SHORT TASK: Write out all lines holding the word "this".

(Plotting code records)
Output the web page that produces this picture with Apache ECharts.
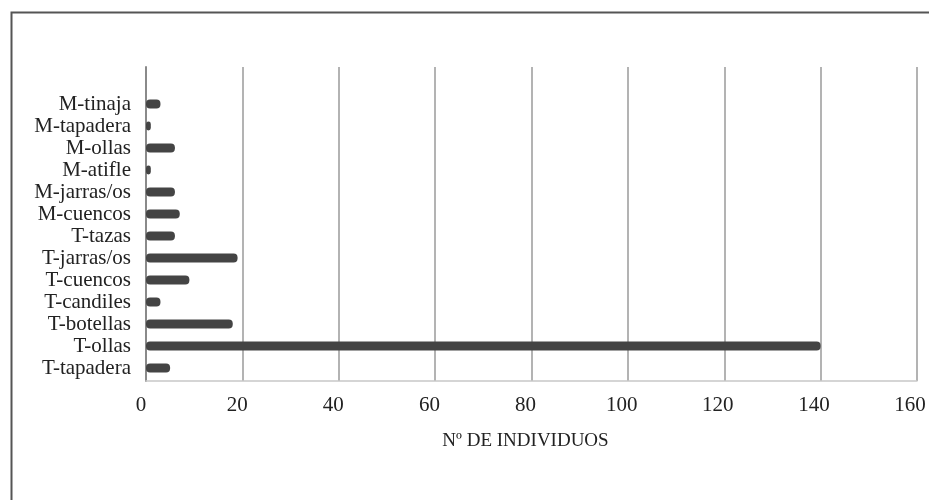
<!DOCTYPE html>
<html>
<head>
<meta charset="utf-8">
<script src="https://cdn.jsdelivr.net/npm/echarts@6/dist/echarts.min.js"></script>
<style>html,body{margin:0;padding:0;background:#fff;}#c{width:929px;height:500px;}</style>
</head>
<body>
<div id="c"></div>
<script>
const categories = ['T-tapadera','T-ollas','T-botellas','T-candiles','T-cuencos','T-jarras/os','T-tazas','M-cuencos','M-jarras/os','M-atifle','M-ollas','M-tapadera','M-tinaja'];
const values = [5, 140, 18, 3, 9, 19, 6, 7, 6, 1, 6, 1, 3];
const xTicks = [0, 20, 40, 60, 80, 100, 120, 140, 160];
const axisName = 'Nº DE INDIVIDUOS';

const font = '"Liberation Serif", "Times New Roman", serif';
const chart = echarts.init(document.getElementById('c'));
chart.setOption({
  animation: false,
  backgroundColor: '#fff',
  graphic: [{
    type: 'rect', left: 9, top: 10, shape: {width: 960, height: 520},
    style: {fill: 'none', stroke: '#555', lineWidth: 2}
  }],
  grid: [
    {left: 146, right: 12, top: 67, bottom: 119},
    {left: 146, right: 12, top: 93, bottom: 121},
    {left: 141, right: 19, top: 67, bottom: 119}
  ],
  xAxis: [
    {gridIndex: 0, type: 'value', min: xTicks[0], max: xTicks[xTicks.length-1], interval: 20,
     axisLabel: {show: false}, axisTick: {show: false},
     axisLine: {show: true, lineStyle: {color: '#c8c8c8', width: 1.5}},
     splitLine: {show: true, lineStyle: {color: '#9a9a9a', width: 1.5}}},
    {gridIndex: 1, type: 'value', min: xTicks[0], max: xTicks[xTicks.length-1], show: false},
    {gridIndex: 2, type: 'value', min: xTicks[0], max: xTicks[xTicks.length-1], interval: 20,
     axisLine: {show: false}, axisTick: {show: false}, splitLine: {show: false},
     axisLabel: {color: '#222', fontFamily: font, fontSize: 21, margin: 14},
     name: axisName, nameLocation: 'middle', nameGap: 51,
     nameTextStyle: {color: '#222', fontFamily: font, fontSize: 19}}
  ],
  yAxis: [
    {gridIndex: 0, type: 'value', min: 0, max: 1, axisLabel: {show: false}, axisTick: {show: false},
     splitLine: {show: false}, axisLine: {show: true, lineStyle: {color: '#8a8a8a', width: 2}}},
    {gridIndex: 1, type: 'category', data: categories, boundaryGap: true,
     axisLine: {show: false}, axisTick: {show: false}, splitLine: {show: false},
     axisLabel: {color: '#222', fontFamily: font, fontSize: 21, lineHeight: 21, margin: 15, interval: 0, hideOverlap: false}},
    {gridIndex: 2, type: 'value', min: 0, max: 1, show: false}
  ],
  series: [{
    type: 'bar', xAxisIndex: 1, yAxisIndex: 1, data: values,
    barWidth: 9,
    itemStyle: {color: '#444', borderRadius: 4}
  }]
});
</script>
</body>
</html>
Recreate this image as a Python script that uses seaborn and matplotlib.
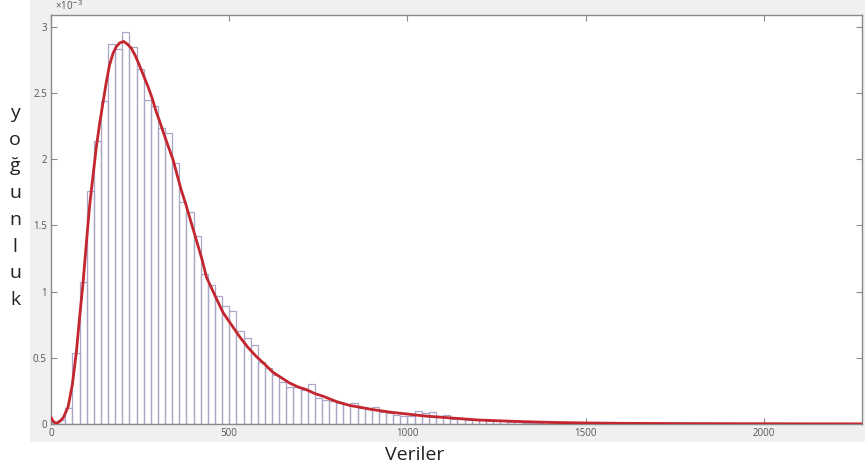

TASK ANSWER:
Output the web page that produces this picture with Apache ECharts.
Recreate this image as a Python script that uses seaborn and matplotlib.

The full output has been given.